September 16, 2005 4:00 AM PDT

Police blotter: Porn suspect claims rights breach

"Police blotter" is a weekly report on the intersection of technology and the law. This episode: A child porn suspect says authorities violated his constitutional rights.

What: A man facing a score of child pornography charges asked a federal court to throw out all evidence he claimed was seized illegally by government agents.

When: Decided July 20 by the U.S. District Court for the Northern District of Indiana, South Bend Division.

Outcome: The court turned down the man's motion to suppress the evidence.

What happened: The U.S. government on April 23, 2004, obtained a search warrant to investigate a suspicious fire and alleged copyright violations at a business owned by James Nichols, according to an opinion penned by Judge Robert Miller Jr. While reviewing seized CDs and DVDs for pirated movies, a secret service agent said he discovered numerous video files and images that "appeared to contain sexually explicit images of children," Miller wrote.

A little more than a month later, the agent secured a new warrant for a follow-up investigation related to sexual exploitation and child pornography. Then, on April 7, 2005, Nichols was issued an indictment: 16 counts of sexual exploitation of children, two counts of possession/receipt of child pornography and two counts possession with intent to sell child pornography.

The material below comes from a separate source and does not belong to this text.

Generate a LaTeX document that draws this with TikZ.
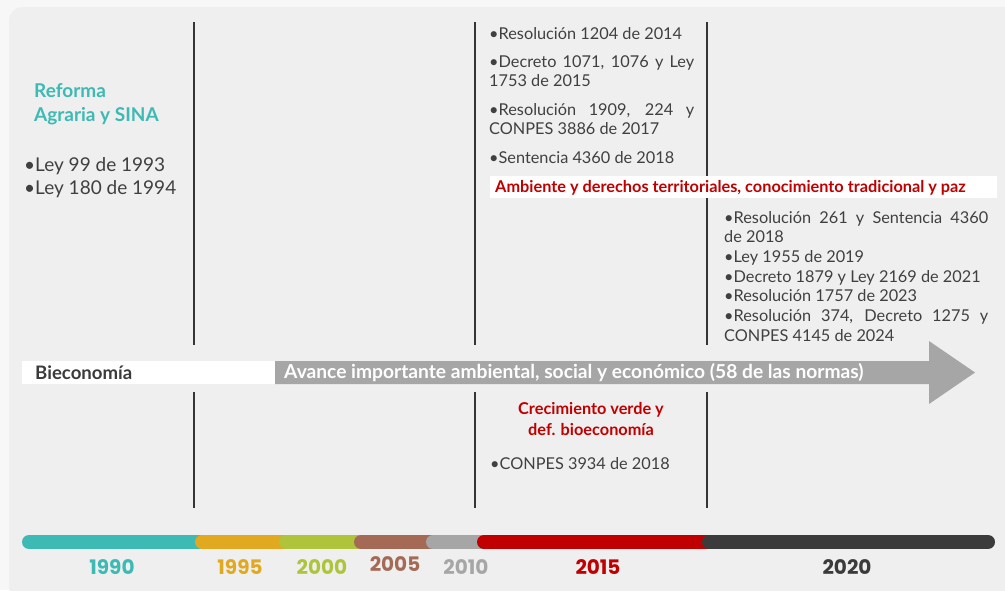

Nichols filed a motion that the evidence of child pornography should not be allowed at his trial. He said that because those files did not relate to the government's original arson and copyright-infringement investigations, agents should never have been able to land the second warrant, thus violating his Fourth Amendment right to a valid search and seizure.

Nichols based his argument on proceedings in a 1999 case, United States v. Carey. In that case, the Tenth Circuit Court of Appeals ruled that a detective bearing a warrant tailored to scrutinizing computer files for drug trafficking activity was clearly violating the warrant's terms when he found child pornography and abandoned his original search to look specifically for pornography files. "These circumstances suggest (the detective) knew clearly he was acting without judicial authority," the appeals court wrote.

But the more recent case is different: Because the secret agent postponed his search until he obtained a proper warrant, Nichols' argument failed. Besides, Miller wrote, even the first search warrant allowed the government to seize and search for items it didn't name, so long as those items were in plain view of the officer, and their incriminating nature was "immediately apparent."

Quote from the district court's opinion: "Mr. Nichols hasn't argued that Agent Bush's examination of the seized items was unlawful or invalid. Mr. Nichols hasn't argued that the files containing pornography weren't in plain view or that there was other reason Agent Bush shouldn't have discovered them in his examination of the seized items. Nor has Mr. Nichols alleged or argued that the incriminating nature of the pornographic images wasn't 'immediately apparent' to Mr. Bush....Mr. Nichols hasn't carried his burden of demonstrating that his Fourth Amendment rights were violated."